Видя, что этого мало и он не добился своего, Яндрия снял со стены саблю, на голову натянул свою чиновничью шапку с императорскими инициалами, которую имел право носить, даже выйдя на пенсию, и заходил гоголем по комнате, не зная, что бы еще такое сделать, а подмывало сделать что-нибудь значительное, вызывающее. На Польде даже не смотрел, но всем было ясно, что это представление он устроил ради него, от желания ему досадить. С обостренной чувствительностью к насмешке, характерной для пьяниц, заметил, что выходка делает его в глазах друзей скорей трусливым, чем грозным. На губах Польде приметил мимолетную, как судорога, усмешку жалости и презрения. Это разозлило его донельзя. Глаза заиграли странным, почти звериным светом, таким друзья никогда его не видели. Повернулся к кухне и изо всех сил гаркнул:
— Мийо, иди сюда!
Мальчик, который сидел с матерью, боязливо приблизился.
— Иди сюда! Ближе, не бойся!
Привлек его к себе, усадил на колени.
— Вот так, не удалось мне, давай ты, с богом! Подрастешь, знай, отдам тебя в кадетеншуле. Там будешь учиться! Добьешься того, что отцу не удалось! Хочешь стать таким, как Бороевич? Скажи, не трусь!
Терпение у Польде лопнуло. Он хватил кулаком по столу.
— Нет, не отдашь ты его в кадетскую школу, это я тебе говорю! Ты и меня хотел туда отдать, как сейчас помню. Не позволю! Ты что, совсем ослеп, старый дурень? Такой уж ты отец, в этом все твои отцовские чувства, породил на белый свет, как скотину, а дальше не твоя забота, отдавай в кадетскую школу, и пусть о нас заботится его величество, а там — кем будем, тем и будем! Двадцать лет слушаю твою пьяную болтовню. Размахался своим палашом, треплешь языком о войне, о Бороевиче, а где ты ее видел, войну-то? Уж не на маневрах ли, дуя в трубу, как на аукционе? Ты хоть раз задался вопросом, за что зеленая молодежь гибнет на фронтах, во имя кого и чего? — Польде перевел дух и продолжил с горечью и сарказмом: — Сыт я всем этим по горло! Всю жизнь смотрю на тебя, надутого, как индюк, слушаю твои россказни о генерале, о каких-то твоих подвигах, всю жизнь висит над головой как посмешище эта твоя сабля, этот портрет!

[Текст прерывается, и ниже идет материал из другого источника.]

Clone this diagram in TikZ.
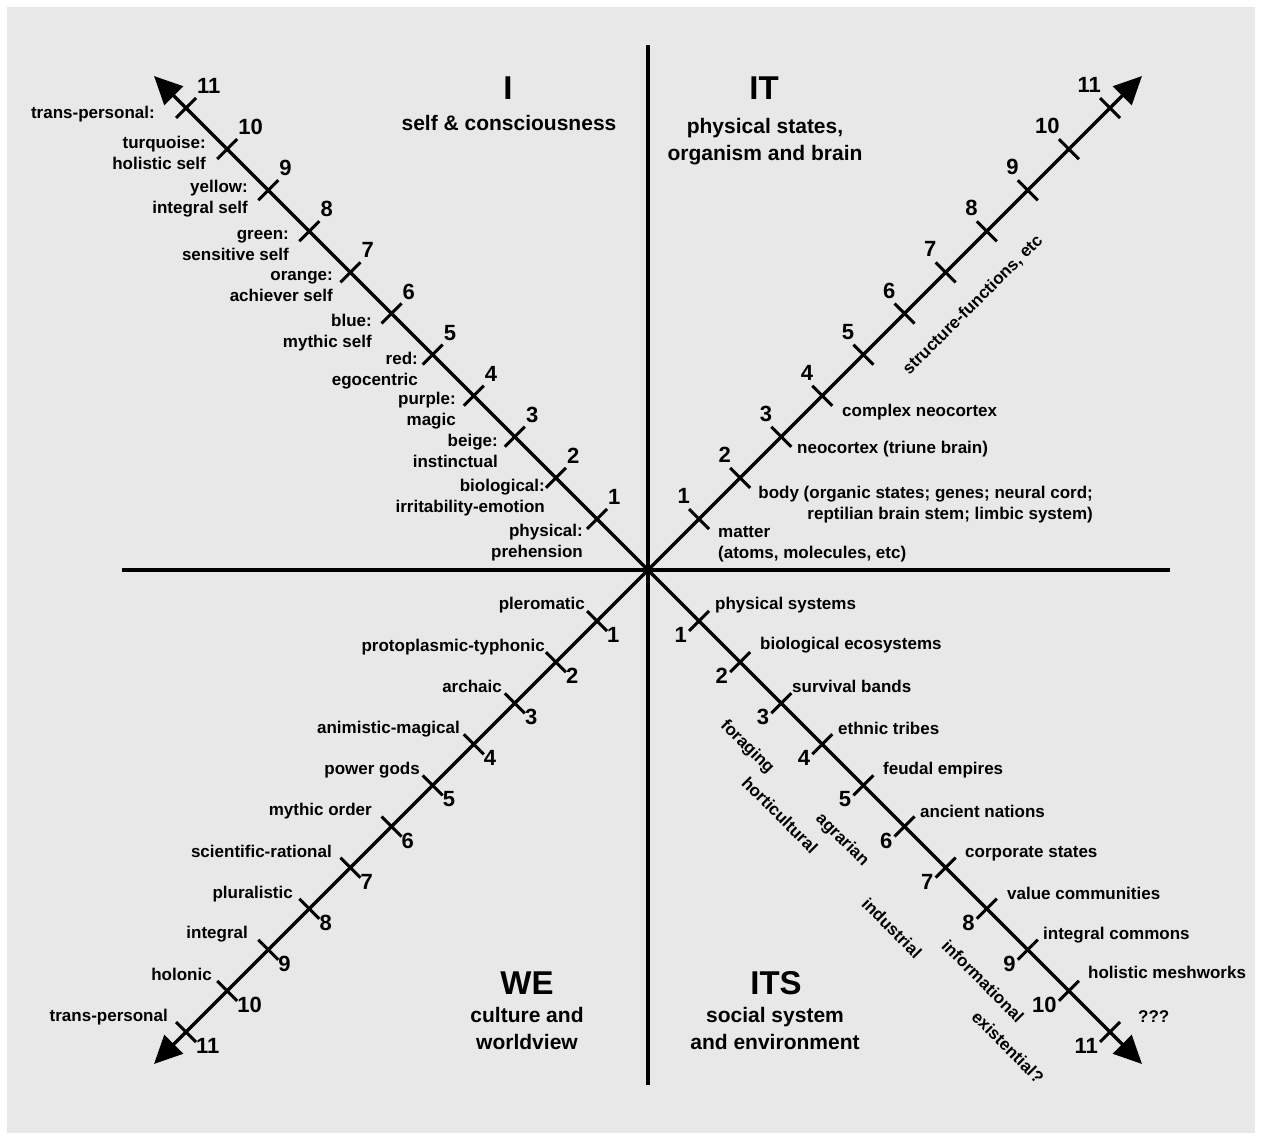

Движимый внутренним порывом, Польде внезапно сорвал со стены картину — пушечные жерла и скрещенные мечи, — взмахнул ею над головой и с силой ударил о спинку стула. Рамка переломилась, по комнате разлетелись осколки стекла. Яндрия вскрикнул и бросился с обнаженной саблей на сына. Мужчины преградили ему путь, с трудом удерживали. Ката выскочила из кухни, застыла в дверях, схватившись руками за голову. Мийо наблюдал из угла, затаив дыхание и вытаращив глаза. Польде, обессиленный, рухнул на стул в приступе кашля. Стево Раичу, человеку вспыльчивому, быстро опьяневшему, показалось, что настал час сведения счетов. Он завопил: «Вперед!» — и двинулся на Яндрию, тыча пальцем в инициалы государя на шапке.
— А ну-ка, сними эту мишуру, старый хрыч, сейчас же сними!
Яндрия рывком высвободился из рук, державших его, и ринулся на Стево, который успел отпрянуть. Приглушенным голосом, с каким-то наслаждением Яндрия произнес:
— Сними ее сам, сынок, если тебя мать родила! Попробуй сними!
Тряхнул головой, блеснул белками вытаращенных глаз и произнес еще тише, сквозь стиснутые зубы, в ярости обращаясь к Стево:
— Иди, иди, сними!
Утихомиривая его, вмешался Йосип:
— Перестаньте, люди, перестаньте!.. Хватит!.. Только этого не хватало!.. Побойтесь бога, сраму не оберемся!.. Это все вино, оно виновато… — и вытолкнул Польде и Стево на улицу.